41) What is distributed cache in Hadoop?

Distributed cache is a facility provided by MapReduce Framework. It is provided to cache files (text, archives etc.) at the time of execution of the job. The Framework copies the necessary files to the slave node before the execution of any task at that node.

42) What commands are used to see all jobs running in the Hadoop cluster and kill a job in LINUX?

Hadoop job - list

Hadoop job - kill jobID

43) What is the functionality of JobTracker in Hadoop? How many instances of a JobTracker run on Hadoop cluster?

JobTracker is a giant service which is used to submit and track MapReduce jobs in Hadoop. Only one JobTracker process runs on any Hadoop cluster. JobTracker runs it within its own JVM process.

Functionalities of JobTracker in Hadoop:

  • When client application submits jobs to the JobTracker, the JobTracker talks to the NameNode to find the location of the data.
  • It locates TaskTracker nodes with available slots for data.
  • It assigns the work to the chosen TaskTracker nodes.
  • The TaskTracker nodes are responsible to notify the JobTracker when a task fails and then JobTracker decides what to do then. It may resubmit the task on another node or it may mark that task to avoid.
44) How JobTracker assign tasks to the TaskTracker?

The TaskTracker periodically sends heartbeat messages to the JobTracker to assure that it is alive. This messages also inform the JobTracker about the number of available slots. This return message updates JobTracker to know about where to schedule task.

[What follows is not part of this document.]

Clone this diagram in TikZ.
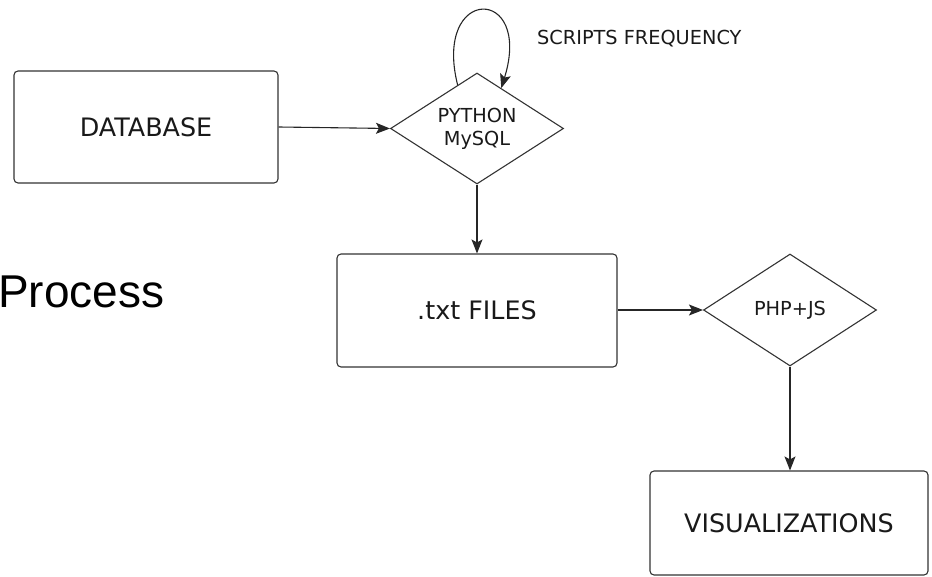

45) Is it necessary to write jobs for Hadoop in the Java language?

No, There are many ways to deal with non-java codes. HadoopStreaming allows any shell command to be used as a map or reduce function.

46) Which data storage components are used by Hadoop?

HBase data storage component is used by Hadoop.

47) How would you write a custom partitioner in Hadoop job?

For writing a custom partitioner on Hadoop, you must follow the following path:

  • Create a new class that extends Partitioner Class.
  • Override method getPartition() in the wrapper that runs the MapReduce.
  • Add the custom partitioner to the job by using method setPartitioner() or add the custom partitioner in the config file.